I spoke recently with Dini about Dark Night, and he explained why he was unable to tell the story before and how his approach to telling it has evolved over the years.
“I was too angry and I was too hurt in a lot of ways,” explains the scribe. “In fact, when I started writing, I wrote a lot about my feelings, almost speaking out to the attackers. Then I realized I couldn’t do that. It had to be more of a personal story, more of an everyman story. It couldn’t be me saying to the bad guys, ‘Look, here I am.’ What happened was so sudden that I didn’t want to honor them anymore than I had to. This is a force of nature, it’s something that happens. Cruelty from one person to another. There can be no happy ending. There is no justice to the situation. There is only acceptance and forgiveness for yourself.”
While real life did not offer a Batman to deliver justice to Dini’s assailants, in the days following the incident, Dini found himself considering what the hero and his enemies would say to him. That dialogue is incorporated into Dark Night, with characters like the Joker and Harley appearing at various points in the book.
“They presented themselves to me at different times,” explains Dini of the Batman characters featured in his story. “That’s because I never really stop thinking about these characters when I’m working on them. They’re always sort of running around in my head.”
To illustrate Dark Night, Dini turned to Argentine comic book illustrator Eduardo Risso, of whose no-holds-barred work on Vertigo’s violent crime title 100 Bullets he was a fan.
“He has this great sense of capturing violence,” says Dini of Risso. “There’s some absolute brutality in 100 Bullets. I knew if I described it the right way he could capture the incident of the beating. I didn’t want to soft-pedal it—I wanted to show it as it happened. He caught it angle by angle, and he did it so wonderfully that I flipped through the pages and I put it down and I didn’t look at it for a week. I couldn’t. He just brought a power and a sensitivity to it I thought was terrific.”
Dini also credits his wife, the famed stage magician Misty Lee, with helping him tell his story. An abuse survivor herself, Lee channeled her own experiences into a noted PSA in which domestic abuse was depicted as a straight jacket from which she escaped.

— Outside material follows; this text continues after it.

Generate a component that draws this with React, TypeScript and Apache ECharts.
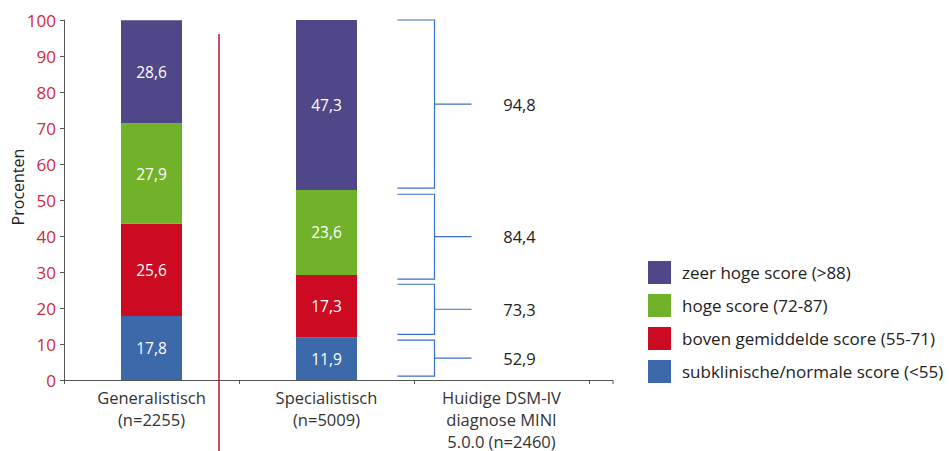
import React, { useEffect, useRef } from "react";
import * as echarts from "echarts";

const categories = ["Generalistisch\n(n=2255)", "Specialistisch\n(n=5009)", "Huidige DSM-IV\ndiagnose MINI\n5.0.0 (n=2460)"];
const seriesNames = [
  "subklinische/normale score (<55)",
  "boven gemiddelde score (55-71)",
  "hoge score (72-87)",
  "zeer hoge score (>88)",
];
const subklinisch = [17.8, 11.9, null];
const bovenGemiddeld = [25.6, 17.3, null];
const hoog = [27.9, 23.6, null];
const zeerHoog = [28.6, 47.3, null];
const seriesValues = [subklinisch, bovenGemiddeld, hoog, zeerHoog];
const colors = ["#3b69a9", "#cc0a22", "#72b22a", "#4f4787"];

const bracketLow = [53.3, 28.0, 12.7, 1.1];
const bracketHigh = [100, 51.6, 26.6, 11.1];
const bracketValues = [94.8, 84.4, 73.3, 52.9];

const yTicks = { min: 0, max: 100, interval: 10 };
const yAxisTitle = "Procenten";

const FONT = "'Open Sans', sans-serif";
const fmt = (v: number) => v.toFixed(1).replace(".", ",");

export default function App() {
  const ref = useRef<HTMLDivElement>(null);
  useEffect(() => {
    if (!ref.current) return;
    const chart = echarts.init(ref.current, undefined, { renderer: "svg" });
    const bracketColor = "#3a6fc4";
    const option: any = {
      animation: false,
      textStyle: { fontFamily: FONT },
      grid: { left: 64, right: 360, top: 20, bottom: 71, containLabel: false, outerBoundsMode: "none" },
      legend: {
        orient: "vertical",
        left: 648,
        top: 261,
        itemWidth: 23,
        itemHeight: 23,
        itemGap: 10,
        icon: "rect",
        padding: 0,
        data: [...seriesNames].reverse(),
        textStyle: { fontSize: 17, color: "#222", fontFamily: FONT, padding: [0, 0, 0, 6] },
      },
      xAxis: {
        type: "category",
        data: categories,
        axisLine: { lineStyle: { color: "#555", width: 1 } },
        axisTick: { show: true, length: 4, lineStyle: { color: "#555" } },
        axisLabel: { interval: 0, fontSize: 16.5, color: "#333", lineHeight: 22, margin: 6, fontFamily: FONT },
      },
      yAxis: {
        type: "value",
        min: yTicks.min,
        max: yTicks.max,
        interval: yTicks.interval,
        splitLine: { show: false },
        axisLine: { show: true, lineStyle: { color: "#555", width: 1 } },
        axisTick: { show: true, length: 4, lineStyle: { color: "#555" } },
        axisLabel: { fontSize: 17, color: "#cf2a3f", margin: 8, fontFamily: FONT },
      },
      series: [
        ...seriesNames.map((name, i) => ({
          name,
          type: "bar",
          stack: "total",
          barWidth: 61,
          data: seriesValues[i],
          itemStyle: { color: colors[i] },
          label: {
            show: true,
            position: "inside",
            color: "#fff",
            fontSize: 15.5,
            fontFamily: FONT,
            formatter: (p: any) => fmt(p.value),
          },
        })),
        {
          type: "custom",
          name: "brackets",
          data: bracketLow.map((lo, i) => [2, lo, bracketHigh[i], bracketValues[i]]),
          encode: { x: 0, y: [1, 2] },
          renderItem: (params: any, api: any) => {
            const x = api.value(0);
            const pLo = api.coord([x, api.value(1)]);
            const pHi = api.coord([x, api.value(2)]);
            const cx = pLo[0];
            const xl = cx - 104;
            const xv = cx - 67;
            const xm = cx - 30;
            const ym = (pLo[1] + pHi[1]) / 2;
            return {
              type: "group",
              children: [
                {
                  type: "polyline",
                  shape: { points: [[xl, pHi[1]], [xv, pHi[1]], [xv, pLo[1]], [xl, pLo[1]]] },
                  style: { stroke: bracketColor, fill: "none", lineWidth: 1.2 },
                },
                {
                  type: "line",
                  shape: { x1: xv, y1: ym, x2: xm, y2: ym },
                  style: { stroke: bracketColor, lineWidth: 1.2 },
                },
                {
                  type: "text",
                  x: cx + 18,
                  y: ym,
                  style: {
                    text: fmt(api.value(3)),
                    textAlign: "center",
                    textVerticalAlign: "middle",
                    fill: "#222",
                    font: `16.5px ${FONT}`,
                  },
                },
              ],
            };
          },
        },
      ],
      graphic: [
        {
          type: "text",
          x: 18,
          y: 187,
          rotation: Math.PI / 2,
          style: {
            text: yAxisTitle,
            textAlign: "center",
            textVerticalAlign: "middle",
            fill: "#222",
            font: `16px ${FONT}`,
          },
        },
        {
          type: "line",
          shape: { x1: 219, y1: 34, x2: 219, y2: 451 },
          style: { stroke: "#c8102e", lineWidth: 1.5 },
          z: 10,
        },
        {
          type: "line",
          shape: { x1: 589, y1: 380.5, x2: 613, y2: 380.5 },
          style: { stroke: "#555", lineWidth: 1 },
        },
        {
          type: "line",
          shape: { x1: 613, y1: 380, x2: 613, y2: 384 },
          style: { stroke: "#555", lineWidth: 1 },
        },
      ],
    };
    chart.setOption(option);
    return () => chart.dispose();
  }, []);
  return <div ref={ref} style={{ position: "absolute", left: 0, top: 0, width: 949, height: 451 }} />;
}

“When I would get mad and go off track, she’d say, ‘What is the point of your story? The point of your story is you stood up. You heard a voice in your head that said, ‘Stand up.’ And that’s what you did. You’re telling other people, ‘Stand up and go on.’’ That’s all you can do in a situation like that. When people say they can’t, that’s when they have to. You have to. Then once you do it, life gets easier to handle. You can’t just sit there and accept what’s happened to you.”
Having finally put his story in print, Dini is now preparing to launch his next TV series, Cartoon Network’s Justice League Action in the fall of 2016. The latest entry in the writer-producer’s long list of career accomplishments, it’s yet another testament to a spirit as strong as Batman’s own. Dini, however, remains modest when summarizing his attitude towards recovery.
“The incident forced me to evaluate my life and to say, ‘When things happen, whether personally or professionally, when there is a setback, you’ll persevere. You’ll find a way to go on.'”
He shrugs. “It’s all we can do really.”